--- START PROVIDED DATA ---

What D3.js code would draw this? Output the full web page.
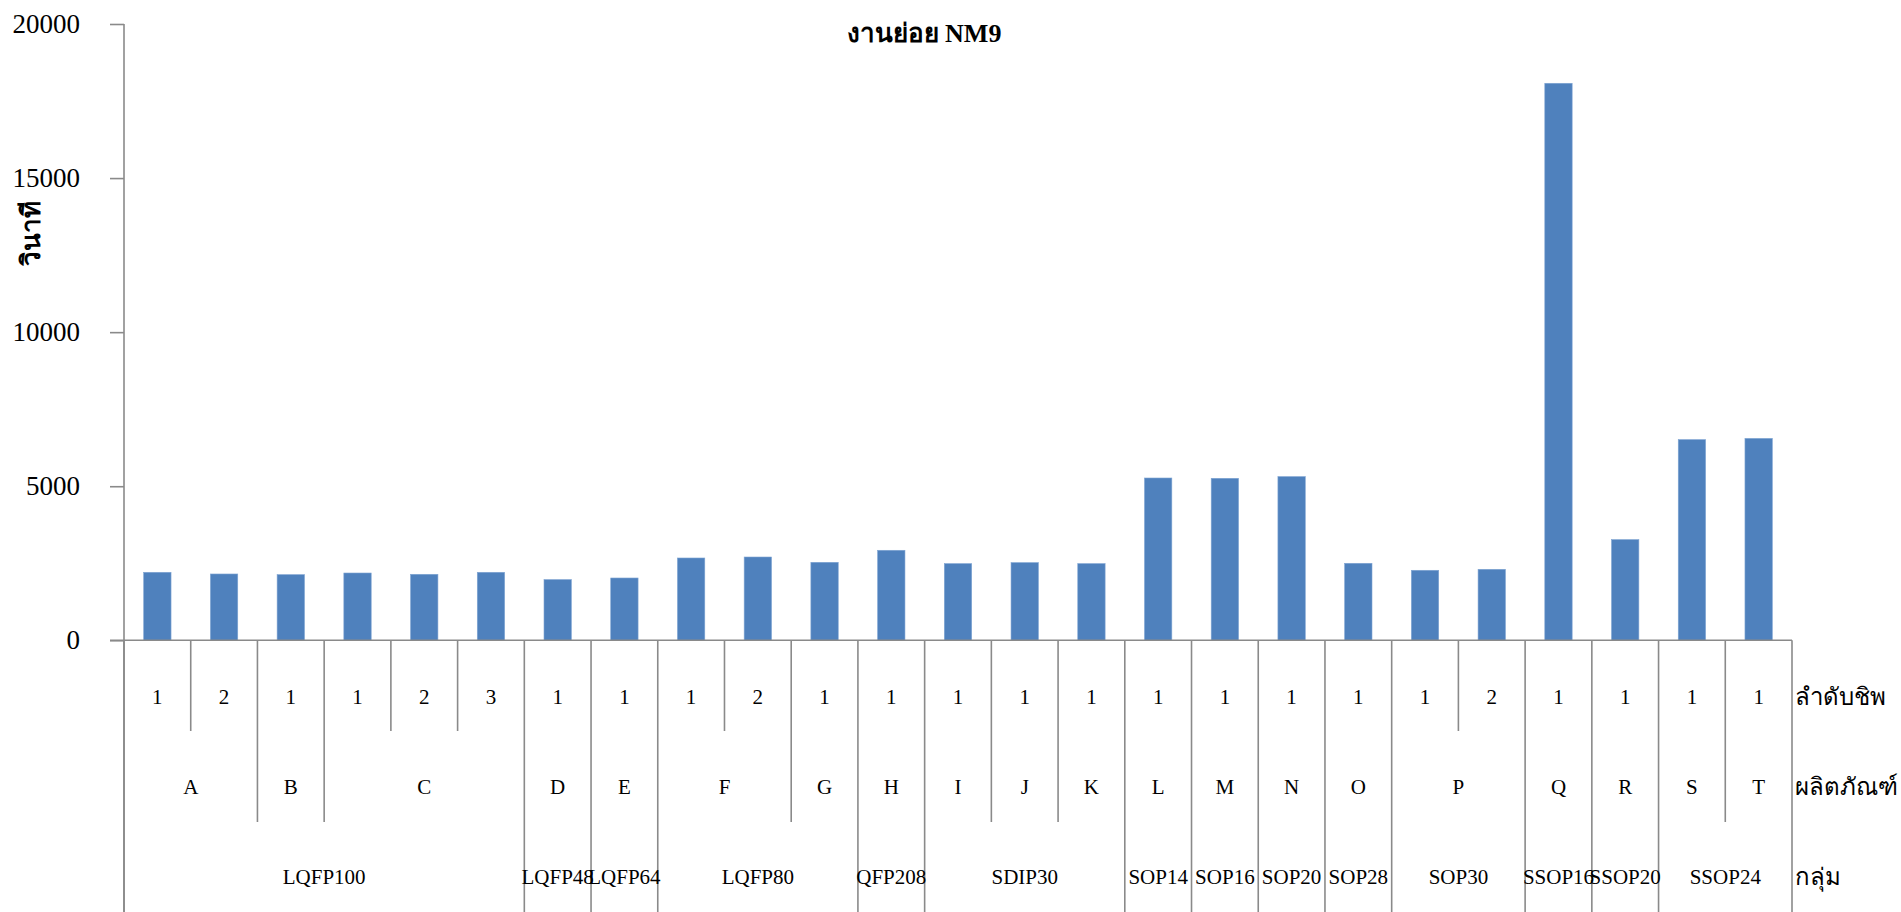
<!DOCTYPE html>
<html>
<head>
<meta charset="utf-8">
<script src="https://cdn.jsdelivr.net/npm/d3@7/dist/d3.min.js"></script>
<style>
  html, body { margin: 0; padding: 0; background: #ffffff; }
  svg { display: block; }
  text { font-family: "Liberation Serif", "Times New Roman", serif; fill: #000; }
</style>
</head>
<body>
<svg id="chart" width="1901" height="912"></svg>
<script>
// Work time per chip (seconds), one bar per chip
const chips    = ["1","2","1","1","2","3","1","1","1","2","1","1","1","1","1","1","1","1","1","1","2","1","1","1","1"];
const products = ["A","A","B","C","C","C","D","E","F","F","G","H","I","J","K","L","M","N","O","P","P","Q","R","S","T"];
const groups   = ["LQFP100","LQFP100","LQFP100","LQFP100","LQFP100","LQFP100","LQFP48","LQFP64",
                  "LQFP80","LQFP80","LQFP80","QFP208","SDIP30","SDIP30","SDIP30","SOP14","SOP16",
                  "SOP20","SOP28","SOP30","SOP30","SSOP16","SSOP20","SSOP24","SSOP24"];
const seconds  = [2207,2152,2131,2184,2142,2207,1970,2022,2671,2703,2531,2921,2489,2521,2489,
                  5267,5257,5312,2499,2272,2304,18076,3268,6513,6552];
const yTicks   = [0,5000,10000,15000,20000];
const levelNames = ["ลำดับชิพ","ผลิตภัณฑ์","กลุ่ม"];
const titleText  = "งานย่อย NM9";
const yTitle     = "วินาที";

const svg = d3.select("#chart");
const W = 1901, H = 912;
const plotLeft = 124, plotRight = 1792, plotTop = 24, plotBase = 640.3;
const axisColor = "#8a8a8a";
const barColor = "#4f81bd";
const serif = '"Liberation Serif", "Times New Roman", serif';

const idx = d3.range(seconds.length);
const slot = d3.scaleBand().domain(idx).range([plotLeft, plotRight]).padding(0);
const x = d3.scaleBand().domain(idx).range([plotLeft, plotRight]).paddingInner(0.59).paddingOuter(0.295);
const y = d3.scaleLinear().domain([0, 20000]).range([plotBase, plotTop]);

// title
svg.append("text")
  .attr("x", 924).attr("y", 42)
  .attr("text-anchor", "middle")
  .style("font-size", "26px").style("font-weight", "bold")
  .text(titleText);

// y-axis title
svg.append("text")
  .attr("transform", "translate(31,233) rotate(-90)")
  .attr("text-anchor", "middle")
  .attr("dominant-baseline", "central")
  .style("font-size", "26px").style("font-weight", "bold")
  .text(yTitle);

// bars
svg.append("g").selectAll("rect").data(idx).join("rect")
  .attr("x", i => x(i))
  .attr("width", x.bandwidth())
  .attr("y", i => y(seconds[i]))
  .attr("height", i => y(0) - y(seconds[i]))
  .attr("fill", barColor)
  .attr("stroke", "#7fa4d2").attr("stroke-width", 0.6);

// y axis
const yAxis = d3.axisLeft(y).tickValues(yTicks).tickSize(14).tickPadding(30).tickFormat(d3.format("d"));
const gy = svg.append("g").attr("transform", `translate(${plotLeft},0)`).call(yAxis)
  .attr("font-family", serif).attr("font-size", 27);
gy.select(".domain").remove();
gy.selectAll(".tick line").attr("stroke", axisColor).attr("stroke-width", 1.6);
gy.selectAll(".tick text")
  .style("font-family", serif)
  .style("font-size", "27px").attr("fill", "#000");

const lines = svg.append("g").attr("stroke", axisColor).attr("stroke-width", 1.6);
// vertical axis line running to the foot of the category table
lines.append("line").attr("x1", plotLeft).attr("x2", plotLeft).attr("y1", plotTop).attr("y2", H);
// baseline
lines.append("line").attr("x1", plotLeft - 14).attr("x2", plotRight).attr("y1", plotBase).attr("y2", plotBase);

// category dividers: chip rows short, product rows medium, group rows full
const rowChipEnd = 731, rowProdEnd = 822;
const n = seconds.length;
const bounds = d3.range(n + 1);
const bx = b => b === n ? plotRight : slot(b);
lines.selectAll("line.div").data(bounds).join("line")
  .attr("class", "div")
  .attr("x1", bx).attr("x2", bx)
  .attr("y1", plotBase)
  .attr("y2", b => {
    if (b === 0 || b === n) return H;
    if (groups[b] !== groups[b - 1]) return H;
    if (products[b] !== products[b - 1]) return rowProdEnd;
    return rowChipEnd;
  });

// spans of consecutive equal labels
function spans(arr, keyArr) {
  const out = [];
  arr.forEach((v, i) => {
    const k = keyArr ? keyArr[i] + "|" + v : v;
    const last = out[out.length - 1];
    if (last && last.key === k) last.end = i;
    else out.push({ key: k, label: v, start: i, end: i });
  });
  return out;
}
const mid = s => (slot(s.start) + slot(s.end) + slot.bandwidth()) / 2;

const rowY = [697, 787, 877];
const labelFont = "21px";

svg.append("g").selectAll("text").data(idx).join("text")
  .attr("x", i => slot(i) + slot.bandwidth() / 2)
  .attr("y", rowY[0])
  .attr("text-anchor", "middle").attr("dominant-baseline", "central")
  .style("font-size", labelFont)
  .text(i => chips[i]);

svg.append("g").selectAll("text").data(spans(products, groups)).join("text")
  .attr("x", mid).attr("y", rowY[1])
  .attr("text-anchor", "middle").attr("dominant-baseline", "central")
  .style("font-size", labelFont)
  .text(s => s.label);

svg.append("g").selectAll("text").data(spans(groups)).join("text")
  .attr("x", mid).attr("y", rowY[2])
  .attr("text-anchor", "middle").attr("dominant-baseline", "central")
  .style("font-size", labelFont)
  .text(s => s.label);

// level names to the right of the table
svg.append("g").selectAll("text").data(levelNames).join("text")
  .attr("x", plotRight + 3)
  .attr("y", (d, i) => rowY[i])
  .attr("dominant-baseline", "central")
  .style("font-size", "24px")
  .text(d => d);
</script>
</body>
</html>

--- END PROVIDED DATA ---

**TASK OBJECTIVE:** Locate all lines that include the word "full" and copy them out.

**CORRECT ANSWER:**
What D3.js code would draw this? Output the full web page.
// category dividers: chip rows short, product rows medium, group rows full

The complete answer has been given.